Working with log files in linux/unix, you’ll inevitably come across the weirdness of a unix timestamp. It’s not intuitive working with the number of seconds since Jan 1 1970, so I rolled a little conversion utility in bash, called “utime2ymd”.

UPDATE #2:
This is unbelievably easy using GNU date, apparently. See the comments…
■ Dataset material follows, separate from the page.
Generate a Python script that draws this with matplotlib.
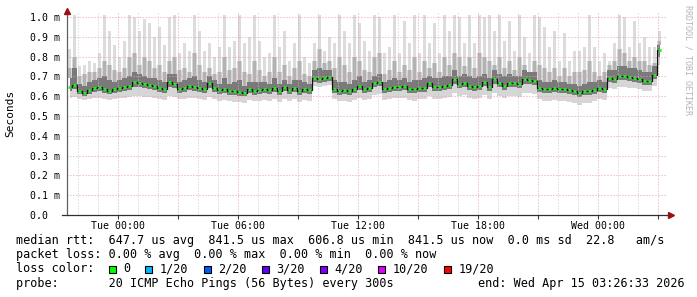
import numpy as np
import matplotlib
matplotlib.use("Agg")
import matplotlib.pyplot as plt
import matplotlib.dates as mdates
from matplotlib.patches import Rectangle
from datetime import datetime

# ---------------- data (values in ms, 15-minute bins) ----------------
start_time = datetime(2026, 4, 13, 21, 26, 33)
end_time = datetime(2026, 4, 15, 3, 26, 33)
step_minutes = 15

median = [
    0.645, 0.655, 0.625, 0.615, 0.630, 0.640, 0.645, 0.635, 0.625, 0.635,
    0.640, 0.645, 0.650, 0.670, 0.665, 0.660, 0.655, 0.650, 0.640, 0.635,
    0.670, 0.660, 0.635, 0.640, 0.650, 0.645, 0.640, 0.635, 0.665, 0.640,
    0.630, 0.635, 0.625, 0.625, 0.620, 0.615, 0.635, 0.625, 0.630, 0.635,
    0.630, 0.640, 0.625, 0.645, 0.630, 0.640, 0.625, 0.635, 0.630, 0.690,
    0.685, 0.690, 0.695, 0.635, 0.625, 0.630, 0.625, 0.635, 0.650, 0.635,
    0.640, 0.665, 0.670, 0.635, 0.640, 0.645, 0.645, 0.650, 0.635, 0.635,
    0.640, 0.640, 0.665, 0.645, 0.645, 0.650, 0.655, 0.685, 0.660, 0.665,
    0.650, 0.645, 0.650, 0.670, 0.645, 0.685, 0.665, 0.650, 0.665, 0.665,
    0.660, 0.685, 0.680, 0.675, 0.640, 0.635, 0.635, 0.640, 0.635, 0.635,
    0.630, 0.625, 0.615, 0.625, 0.625, 0.630, 0.640, 0.635, 0.690, 0.685,
    0.700, 0.700, 0.695, 0.690, 0.685, 0.675, 0.675, 0.705, 0.835,
]

smoke_max = [
    0.84, 1.01, 0.75, 0.76, 0.78, 0.77, 0.82, 1.01, 0.93, 0.86,
    0.80, 0.88, 1.01, 1.00, 0.93, 0.99, 0.97, 0.90, 0.95, 0.86,
    1.00, 1.01, 0.82, 0.87, 0.83, 1.01, 0.93, 0.83, 0.87, 0.80,
    0.85, 1.01, 0.85, 0.88, 1.01, 0.87, 0.90, 1.01, 0.88, 0.80,
    0.82, 1.01, 0.85, 0.93, 0.78, 0.87, 1.01, 0.80, 0.77, 0.87,
    1.01, 0.83, 0.90, 0.87, 1.01, 0.93, 0.87, 1.01, 0.97, 0.88,
    0.83, 1.01, 1.00, 0.82, 0.85, 1.01, 0.82, 0.98, 0.87, 1.01,
    0.82, 1.01, 0.87, 0.97, 0.82, 1.01, 0.93, 1.01, 1.00, 0.87,
    1.01, 0.87, 1.01, 1.00, 1.01, 0.93, 1.01, 0.88, 0.98, 0.83,
    1.01, 0.90, 0.82, 1.01, 1.00, 0.95, 0.85, 0.93, 0.78, 0.92,
    0.78, 0.83, 0.83, 0.85, 1.01, 0.85, 0.78, 0.82, 0.78, 0.87,
    1.01, 1.00, 0.85, 0.98, 0.87, 0.90, 0.85, 0.85, 0.93,
]

smoke_upper = [
    0.74, 0.80, 0.70, 0.71, 0.72, 0.72, 0.74, 0.78, 0.76, 0.73,
    0.72, 0.74, 0.80, 0.82, 0.76, 0.80, 0.78, 0.74, 0.76, 0.72,
    0.78, 0.80, 0.73, 0.74, 0.72, 0.82, 0.76, 0.72, 0.74, 0.71,
    0.72, 0.80, 0.73, 0.74, 0.78, 0.72, 0.71, 0.78, 0.73, 0.70,
    0.72, 0.80, 0.72, 0.76, 0.70, 0.74, 0.78, 0.71, 0.70, 0.78,
    0.84, 0.77, 0.78, 0.74, 0.80, 0.76, 0.72, 0.80, 0.78, 0.73,
    0.72, 0.80, 0.82, 0.71, 0.73, 0.78, 0.72, 0.76, 0.73, 0.80,
    0.72, 0.78, 0.74, 0.77, 0.72, 0.80, 0.76, 0.82, 0.80, 0.75,
    0.80, 0.74, 0.82, 0.80, 0.78, 0.76, 0.80, 0.74, 0.78, 0.73,
    0.80, 0.76, 0.72, 0.78, 0.76, 0.74, 0.72, 0.74, 0.70, 0.74,
    0.70, 0.72, 0.72, 0.73, 0.78, 0.72, 0.70, 0.72, 0.76, 0.78,
    0.84, 0.82, 0.78, 0.80, 0.78, 0.78, 0.76, 0.77, 0.88,
]

smoke_core_hi = [
    0.69, 0.74, 0.66, 0.65, 0.67, 0.68, 0.69, 0.70, 0.68, 0.67,
    0.68, 0.69, 0.70, 0.72, 0.71, 0.70, 0.69, 0.69, 0.68, 0.67,
    0.71, 0.71, 0.67, 0.68, 0.69, 0.70, 0.68, 0.67, 0.70, 0.68,
    0.66, 0.69, 0.66, 0.67, 0.68, 0.65, 0.67, 0.67, 0.67, 0.67,
    0.66, 0.69, 0.66, 0.68, 0.66, 0.68, 0.68, 0.67, 0.66, 0.73,
    0.74, 0.73, 0.73, 0.68, 0.67, 0.67, 0.66, 0.68, 0.70, 0.67,
    0.68, 0.70, 0.71, 0.67, 0.68, 0.69, 0.68, 0.69, 0.67, 0.68,
    0.68, 0.69, 0.70, 0.69, 0.69, 0.70, 0.70, 0.73, 0.70, 0.71,
    0.70, 0.69, 0.70, 0.71, 0.69, 0.73, 0.71, 0.70, 0.71, 0.70,
    0.70, 0.73, 0.72, 0.72, 0.68, 0.67, 0.67, 0.68, 0.67, 0.67,
    0.66, 0.66, 0.65, 0.66, 0.67, 0.67, 0.68, 0.67, 0.73, 0.73,
    0.75, 0.75, 0.74, 0.74, 0.73, 0.72, 0.72, 0.75, 0.86,
]

smoke_core_lo = [
    0.625, 0.635, 0.610, 0.600, 0.612, 0.622, 0.625, 0.618, 0.610, 0.617,
    0.622, 0.625, 0.630, 0.645, 0.645, 0.640, 0.635, 0.630, 0.622, 0.618,
    0.645, 0.640, 0.618, 0.622, 0.630, 0.628, 0.622, 0.618, 0.640, 0.622,
    0.612, 0.618, 0.608, 0.608, 0.602, 0.600, 0.617, 0.608, 0.612, 0.617,
    0.612, 0.620, 0.608, 0.625, 0.612, 0.622, 0.608, 0.617, 0.612, 0.670,
    0.668, 0.672, 0.675, 0.617, 0.608, 0.612, 0.608, 0.617, 0.630, 0.617,
    0.622, 0.645, 0.650, 0.617, 0.622, 0.627, 0.627, 0.630, 0.617, 0.617,
    0.622, 0.622, 0.645, 0.627, 0.627, 0.632, 0.635, 0.660, 0.640, 0.645,
    0.632, 0.627, 0.632, 0.650, 0.627, 0.660, 0.645, 0.632, 0.645, 0.645,
    0.640, 0.660, 0.660, 0.655, 0.622, 0.617, 0.617, 0.622, 0.617, 0.617,
    0.612, 0.607, 0.597, 0.607, 0.607, 0.612, 0.622, 0.617, 0.670, 0.667,
    0.680, 0.680, 0.675, 0.670, 0.667, 0.657, 0.657, 0.685, 0.800,
]

smoke_min = [
    0.590, 0.595, 0.585, 0.580, 0.585, 0.590, 0.592, 0.588, 0.582, 0.588,
    0.590, 0.592, 0.595, 0.600, 0.600, 0.598, 0.595, 0.590, 0.585, 0.582,
    0.600, 0.598, 0.585, 0.588, 0.592, 0.590, 0.586, 0.582, 0.596, 0.585,
    0.578, 0.582, 0.575, 0.572, 0.570, 0.568, 0.580, 0.575, 0.578, 0.582,
    0.578, 0.585, 0.572, 0.588, 0.576, 0.586, 0.572, 0.580, 0.578, 0.650,
    0.648, 0.650, 0.655, 0.585, 0.575, 0.578, 0.572, 0.580, 0.592, 0.580,
    0.585, 0.605, 0.610, 0.580, 0.585, 0.590, 0.590, 0.592, 0.580, 0.578,
    0.585, 0.585, 0.600, 0.588, 0.588, 0.592, 0.596, 0.615, 0.600, 0.605,
    0.592, 0.588, 0.592, 0.608, 0.588, 0.615, 0.602, 0.592, 0.602, 0.602,
    0.598, 0.615, 0.615, 0.612, 0.585, 0.578, 0.578, 0.582, 0.578, 0.578,
    0.572, 0.568, 0.558, 0.568, 0.568, 0.575, 0.585, 0.580, 0.640, 0.636,
    0.648, 0.648, 0.642, 0.640, 0.636, 0.628, 0.628, 0.652, 0.760,
]

y_ticks = [0.0, 0.1, 0.2, 0.3, 0.4, 0.5, 0.6, 0.7, 0.8, 0.9, 1.0]
y_tick_labels = ["0.0  ", "0.1 m", "0.2 m", "0.3 m", "0.4 m", "0.5 m",
                 "0.6 m", "0.7 m", "0.8 m", "0.9 m", "1.0 m"]
x_tick_times = ["2026-04-14 00:00", "2026-04-14 06:00", "2026-04-14 12:00",
                "2026-04-14 18:00", "2026-04-15 00:00"]
x_tick_labels = ["Tue 00:00", "Tue 06:00", "Tue 12:00", "Tue 18:00", "Wed 00:00"]

legend_rtt = "median rtt:  647.7 us avg  841.5 us max  606.8 us min  841.5 us now  0.0 ms sd  22.8   am/s"
legend_loss = "packet loss: 0.00 % avg  0.00 % max  0.00 % min  0.00 % now"
loss_labels = ["0", "1/20", "2/20", "3/20", "4/20", "10/20", "19/20"]
loss_colors = ["#00ff00", "#00b8ff", "#0059ff", "#5e00ff", "#7e00ff", "#dd00ff", "#ff0000"]
probe_text = "probe:       20 ICMP Echo Pings (56 Bytes) every 300s"
end_text = "end: Wed Apr 15 03:26:33 2026"
side_text = "RRDTOOL / TOBI OETIKER"

# ---------------- figure ----------------
W, H = 697, 297
fig = plt.figure(figsize=(W / 100, H / 100), dpi=100)
fig.patch.set_facecolor("white")

AX_L, AX_R, AX_T, AX_B = 67, 667, 13, 215
ax = fig.add_axes([AX_L / W, (H - AX_B) / H, (AX_R - AX_L) / W, (AX_B - AX_T) / H])
ax.set_facecolor("white")

n = len(median)
t0 = mdates.date2num(start_time)
t1 = mdates.date2num(end_time)
dt = step_minutes / (24 * 60)
x = t0 + (np.arange(n) + 0.5) * dt

med = np.array(median)
s_max = np.array(smoke_max)
s_up = np.array(smoke_upper)
s_chi = np.array(smoke_core_hi)

# smoke: thin light spikes up to the max, light body, mid-gray streaks, dark core
ax.bar(x, s_max - s_up, bottom=s_up, width=0.5 * dt, color="#dcdcdc", lw=0, zorder=1)
ax.fill_between(x, smoke_min, smoke_upper, step="mid", color="#d6d6d6", lw=0, zorder=1.1)
ax.bar(x, s_up - s_chi, bottom=s_chi, width=0.55 * dt, color="#b2b2b2", lw=0, zorder=1.15)
ax.fill_between(x, smoke_core_lo, smoke_core_hi, step="mid", color="#7a7a7a", lw=0, zorder=1.2)

ax.set_xlim(t0, t1)
ymax = (AX_B - AX_T) / 198.0
ax.set_ylim(0, ymax)

# grid (drawn above smoke like rrdtool)
hour = 1 / 24
first_hour = np.ceil(t0 / hour) * hour
hours = np.arange(first_hour, t1, hour)
for h in hours:
    hh = int(round(h / hour)) % 24
    col = "#e3a3a3" if hh % 3 == 0 else "#c8c8c8"
    ax.axvline(h, color=col, lw=0.72, ls=(0, (1, 2)), zorder=2.5)
for yv in y_ticks[1:]:
    ax.axhline(yv, color="#e3a3a3", lw=0.72, ls=(0, (1, 2)), zorder=2.5)

# median: black connectors + green dashes
ax.step(x, med, where="mid", color="#111111", lw=0.9, zorder=3)
half = 0.35 * dt
ax.hlines(med, x - half, x + half, color="#22ee22", lw=2.0, zorder=4)

# axes styling
for s in ax.spines.values():
    s.set_visible(False)
ax.plot([0, 0], [0, (AX_B - 10) / (AX_B - AX_T)], transform=ax.transAxes,
        color="#606060", lw=0.9, clip_on=False, zorder=5)
ax.plot([(62 - AX_L) / (AX_R - AX_L), (670 - AX_L) / (AX_R - AX_L)], [0, 0],
        transform=ax.transAxes, color="#303030", lw=0.9, clip_on=False, zorder=5)
ax.plot([0], [(AX_B - 11) / (AX_B - AX_T)], transform=ax.transAxes, marker="^",
        ms=4.2, color="#9a1010", clip_on=False, zorder=6)
ax.plot([(671 - AX_L) / (AX_R - AX_L)], [0], transform=ax.transAxes, marker=">",
        ms=4.2, color="#9a1010", clip_on=False, zorder=6)

mono = "DejaVu Sans Mono"
ax.set_yticks(y_ticks)
ax.set_yticklabels(y_tick_labels, fontfamily=mono, fontsize=7.1)
ax.tick_params(axis="y", length=0, pad=5.0)

major_x = [mdates.date2num(datetime.strptime(s, "%Y-%m-%d %H:%M")) for s in x_tick_times]
ax.set_xticks(major_x)
ax.set_xticklabels(x_tick_labels, fontfamily=mono, fontsize=7.1)
three_h = [h for h in hours if int(round(h / hour)) % 3 == 0]
ax.set_xticks(three_h, minor=True)
ax.tick_params(axis="x", which="both", length=3, width=0.8, color="#404040", pad=1.5)

fig.text(10 / W, 1 - 113 / H, "Seconds", rotation=90, ha="center", va="center",
         fontfamily=mono, fontsize=8.0)
fig.text(688 / W, 1 - 60 / H, side_text, rotation=270, ha="center", va="center",
         fontfamily=mono, fontsize=6.0, color="#b4b4b4")

# legend text
FS = 8.5
cw = FS / 72 * 100 * 0.6021
base_y = [244, 258.2, 272.4, 286.6]
fig.text(16 / W, 1 - base_y[0] / H, legend_rtt, fontfamily=mono, fontsize=FS, va="baseline")
fig.text(16 / W, 1 - base_y[1] / H, legend_loss, fontfamily=mono, fontsize=FS, va="baseline")
fig.text(16 / W, 1 - base_y[2] / H, "loss color:", fontfamily=mono, fontsize=FS, va="baseline")
fig.text(16 / W, 1 - base_y[3] / H, probe_text, fontfamily=mono, fontsize=FS, va="baseline")
fig.text((16 + 65 * cw) / W, 1 - base_y[3] / H, end_text, fontfamily=mono, fontsize=FS, va="baseline")

sx = 108.5
sq = 7
for lab, col in zip(loss_labels, loss_colors):
    fig.patches.append(Rectangle((sx / W, 1 - (base_y[2] + 1) / H), sq / W, sq / H,
                                 transform=fig.transFigure, facecolor=col,
                                 edgecolor="black", lw=0.8))
    lx = sx + 14.7
    fig.text(lx / W, 1 - base_y[2] / H, lab, fontfamily=mono, fontsize=FS, va="baseline")
    sx = lx + len(lab) * cw + 15.1

fig.savefig("out.png", dpi=100, facecolor="white")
UPDATE: Slim, elegant version:

#!/bin/sh
echo $1 | awk '
 {printf("%s", strftime("%Y.%m.%d ",$1));
  printf("%s", strftime("%H:%M:%S \n",$1));
 }'

ORGINAL oversized, but robust version (allows different timezones):

#!/bin/sh
USAGE="Usage: utime2ymd  [local|gmt]
Convert 10-digit Unix timestamp to yyyymmdd.hhmmss format
Use local time zone (default) or UTC/GMT"
[ $1 ] || { echo -e $USAGE; exit 1 ; }
unixtime=`echo $1|cut -c -10`
if [ $2 ]
then qual2=`echo $2|awk '{print tolower($1)}'`
    if [ "$qual2" = "gmt" ]
    then thetime=`perl -e "print scalar(gmtime($unixtime))"`
    fi
else
    qual2="local"
    thetime=`perl -e "print scalar(localtime($unixtime))"`
fi 

YYYYMM=`echo $thetime | awk '{print $5 $2}' \
    | sed 's/Jan/01/;s/Feb/02/;s/Mar/03/;s/Apr/04/;s/May/05/;s/Jun/06/;
           s/Jul/07/;s/Aug/08/;s/Sep/09/;s/Oct/10/;s/Nov/11/;s/Dec/12/'`

DD=`echo $thetime | awk '{printf("%02d",$3)}'`
hhmmss=`echo $thetime | awk '{print $4}' | sed 's/://g'`
echo "$YYYYMM$DD.$hhmmss $qual2"

NOTE: There’s a similar command-line tool for the Windows environment, called ‘timetool‘. Wonder if I should write a linux version??